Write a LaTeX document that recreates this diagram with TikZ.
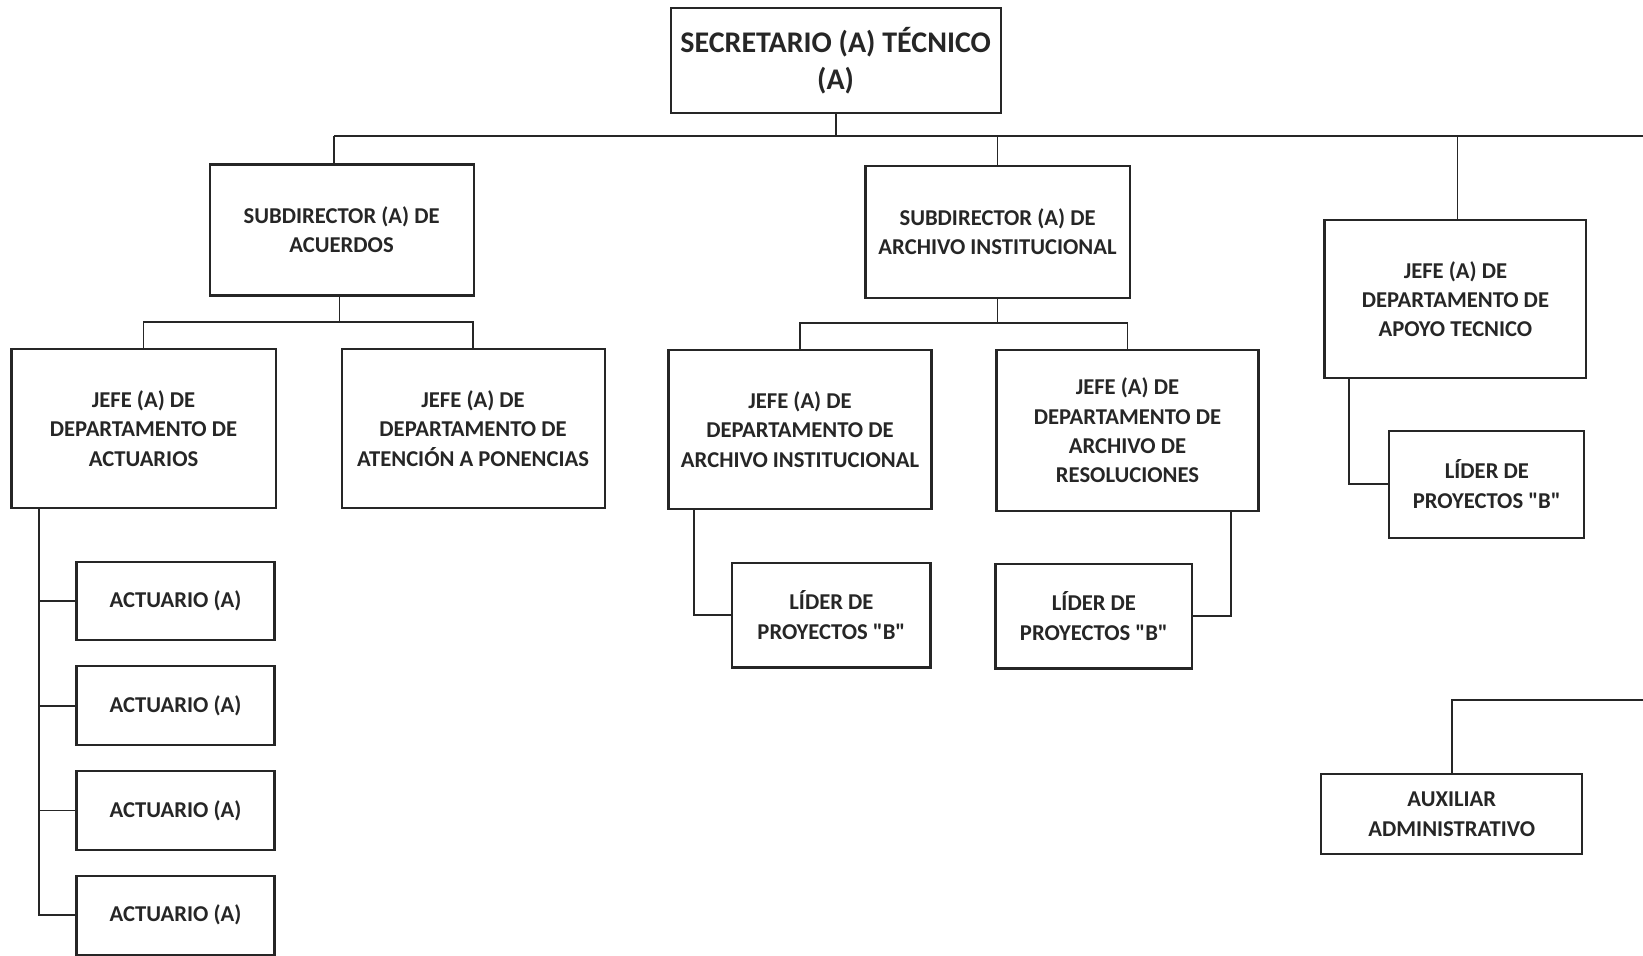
\documentclass[tikz,border=0pt]{standalone}
\usepackage{fontspec}
\setmainfont{Carlito}[Ligatures=TeXOff]
\begin{document}
\begin{tikzpicture}[x=0.5pt,y=-0.5pt,
  box/.style={draw=black!85, line width=1pt, fill=white, align=center, inner sep=0pt,
    font=\bfseries\fontsize{10.8}{14}\selectfont, text=black!85},
  conn/.style={draw=black!85, line width=0.9pt}]
\useasboundingbox[fill=white] (0,0) rectangle (1568,912);

\node[box, minimum width=157.5pt, minimum height=50pt, font=\bfseries\fontsize{14.3}{18}\selectfont] (top) at (797.5,58) {SECRETARIO (A) TÉCNICO\\(A)};

\node[box, minimum width=126pt, minimum height=62.5pt] (sa) at (326,219.5) {SUBDIRECTOR (A) DE\\ACUERDOS};
\node[box, minimum width=126pt, minimum height=63pt] (sai) at (952,221) {SUBDIRECTOR (A) DE\\ARCHIVO INSTITUCIONAL};
\node[box, minimum width=125pt, minimum height=75.5pt] (ja) at (1389,285.5) {JEFE (A) DE\\DEPARTAMENTO DE\\APOYO TECNICO};

\node[box, minimum width=126pt, minimum height=76pt] (jact) at (137,409) {JEFE (A) DE\\DEPARTAMENTO DE\\ACTUARIOS};
\node[box, minimum width=125.5pt, minimum height=76pt] (jat) at (451.5,409) {JEFE (A) DE\\DEPARTAMENTO DE\\ATENCIÓN A PONENCIAS};
\node[box, minimum width=125.5pt, minimum height=76pt] (jai) at (763.5,410) {JEFE (A) DE\\DEPARTAMENTO DE\\ARCHIVO INSTITUCIONAL};
\node[box, minimum width=125pt, minimum height=77pt] (jar) at (1076,411) {JEFE (A) DE\\DEPARTAMENTO DE\\ARCHIVO DE\\RESOLUCIONES};

\node[box, minimum width=94.5pt, minimum height=37.5pt] (act1) at (167.5,573.5) {ACTUARIO (A)};
\node[box, minimum width=94.5pt, minimum height=37.5pt] (act2) at (167.5,673.5) {ACTUARIO (A)};
\node[box, minimum width=94.5pt, minimum height=37.5pt] (act3) at (167.5,773.5) {ACTUARIO (A)};
\node[box, minimum width=94.5pt, minimum height=37.5pt] (act4) at (167.5,873.5) {ACTUARIO (A)};

\node[box, minimum width=94.5pt, minimum height=50pt] (l1) at (793.5,587) {LÍDER DE\\PROYECTOS "B"};
\node[box, minimum width=94pt, minimum height=50pt] (l2) at (1044,588) {LÍDER DE\\PROYECTOS "B"};
\node[box, minimum width=93pt, minimum height=51pt] (l3) at (1419,462) {LÍDER DE\\PROYECTOS "B"};
\node[box, minimum width=124.5pt, minimum height=38pt] (aux) at (1385.5,777) {AUXILIAR\\ADMINISTRATIVO};

% main bus
\coordinate (busL) at (319,130);
\coordinate (busR) at (1568,130);
\draw[conn] (busL) -- (busR);
\draw[conn] (top.south) -- (top.south |- busL);
\draw[conn] (busL) -- (busL |- sa.north);
\draw[conn] (sai.north) -- (sai.north |- busL);
\draw[conn] (1391,130) -- (ja.north -| 1391,0);

% acuerdos
\coordinate (sab) at (324,307);
\draw[conn] (sa.south -| sab) -- (sab);
\draw[conn] (jact.north) |- (sab) -| (jat.north);

% archivo
\coordinate (saib) at (952,308);
\draw[conn] (sai.south) -- (saib);
\draw[conn] (jai.north) |- (saib) -| (jar.north);

% actuarios spine
\coordinate (sp) at (37,485);
\draw[conn] (sp) |- (act4.west);
\draw[conn] (act1.west) -- (act1.west -| sp);
\draw[conn] (act2.west) -- (act2.west -| sp);
\draw[conn] (act3.west) -- (act3.west -| sp);

% lideres
\draw[conn] (jai.south west) ++(25,0) |- (l1.west);
\draw[conn] (jar.south east) ++(-27,0) |- (l2.east);
\draw[conn] (ja.south west) ++(24,0) |- (l3.west);

% auxiliar
\coordinate (auxR) at (1568,668);
\draw[conn] (aux.north) |- (auxR);
\end{tikzpicture}
\end{document}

════════

Do not include the images; transcribe the rest of the listing exactly.

Write a LaTeX document that recreates this diagram with TikZ.
\documentclass[tikz,border=0pt]{standalone}
\usepackage{fontspec}
\setmainfont{Carlito}[Ligatures=TeXOff]
\begin{document}
\begin{tikzpicture}[x=0.5pt,y=-0.5pt,
  box/.style={draw=black!85, line width=1pt, fill=white, align=center, inner sep=0pt,
    font=\bfseries\fontsize{10.8}{14}\selectfont, text=black!85},
  conn/.style={draw=black!85, line width=0.9pt}]
\useasboundingbox[fill=white] (0,0) rectangle (1568,912);

\node[box, minimum width=157.5pt, minimum height=50pt, font=\bfseries\fontsize{14.3}{18}\selectfont] (top) at (797.5,58) {SECRETARIO (A) TÉCNICO\\(A)};

\node[box, minimum width=126pt, minimum height=62.5pt] (sa) at (326,219.5) {SUBDIRECTOR (A) DE\\ACUERDOS};
\node[box, minimum width=126pt, minimum height=63pt] (sai) at (952,221) {SUBDIRECTOR (A) DE\\ARCHIVO INSTITUCIONAL};
\node[box, minimum width=125pt, minimum height=75.5pt] (ja) at (1389,285.5) {JEFE (A) DE\\DEPARTAMENTO DE\\APOYO TECNICO};

\node[box, minimum width=126pt, minimum height=76pt] (jact) at (137,409) {JEFE (A) DE\\DEPARTAMENTO DE\\ACTUARIOS};
\node[box, minimum width=125.5pt, minimum height=76pt] (jat) at (451.5,409) {JEFE (A) DE\\DEPARTAMENTO DE\\ATENCIÓN A PONENCIAS};
\node[box, minimum width=125.5pt, minimum height=76pt] (jai) at (763.5,410) {JEFE (A) DE\\DEPARTAMENTO DE\\ARCHIVO INSTITUCIONAL};
\node[box, minimum width=125pt, minimum height=77pt] (jar) at (1076,411) {JEFE (A) DE\\DEPARTAMENTO DE\\ARCHIVO DE\\RESOLUCIONES};

\node[box, minimum width=94.5pt, minimum height=37.5pt] (act1) at (167.5,573.5) {ACTUARIO (A)};
\node[box, minimum width=94.5pt, minimum height=37.5pt] (act2) at (167.5,673.5) {ACTUARIO (A)};
\node[box, minimum width=94.5pt, minimum height=37.5pt] (act3) at (167.5,773.5) {ACTUARIO (A)};
\node[box, minimum width=94.5pt, minimum height=37.5pt] (act4) at (167.5,873.5) {ACTUARIO (A)};

\node[box, minimum width=94.5pt, minimum height=50pt] (l1) at (793.5,587) {LÍDER DE\\PROYECTOS "B"};
\node[box, minimum width=94pt, minimum height=50pt] (l2) at (1044,588) {LÍDER DE\\PROYECTOS "B"};
\node[box, minimum width=93pt, minimum height=51pt] (l3) at (1419,462) {LÍDER DE\\PROYECTOS "B"};
\node[box, minimum width=124.5pt, minimum height=38pt] (aux) at (1385.5,777) {AUXILIAR\\ADMINISTRATIVO};

% main bus
\coordinate (busL) at (319,130);
\coordinate (busR) at (1568,130);
\draw[conn] (busL) -- (busR);
\draw[conn] (top.south) -- (top.south |- busL);
\draw[conn] (busL) -- (busL |- sa.north);
\draw[conn] (sai.north) -- (sai.north |- busL);
\draw[conn] (1391,130) -- (ja.north -| 1391,0);

% acuerdos
\coordinate (sab) at (324,307);
\draw[conn] (sa.south -| sab) -- (sab);
\draw[conn] (jact.north) |- (sab) -| (jat.north);

% archivo
\coordinate (saib) at (952,308);
\draw[conn] (sai.south) -- (saib);
\draw[conn] (jai.north) |- (saib) -| (jar.north);

% actuarios spine
\coordinate (sp) at (37,485);
\draw[conn] (sp) |- (act4.west);
\draw[conn] (act1.west) -- (act1.west -| sp);
\draw[conn] (act2.west) -- (act2.west -| sp);
\draw[conn] (act3.west) -- (act3.west -| sp);

% lideres
\draw[conn] (jai.south west) ++(25,0) |- (l1.west);
\draw[conn] (jar.south east) ++(-27,0) |- (l2.east);
\draw[conn] (ja.south west) ++(24,0) |- (l3.west);

% auxiliar
\coordinate (auxR) at (1568,668);
\draw[conn] (aux.north) |- (auxR);
\end{tikzpicture}
\end{document}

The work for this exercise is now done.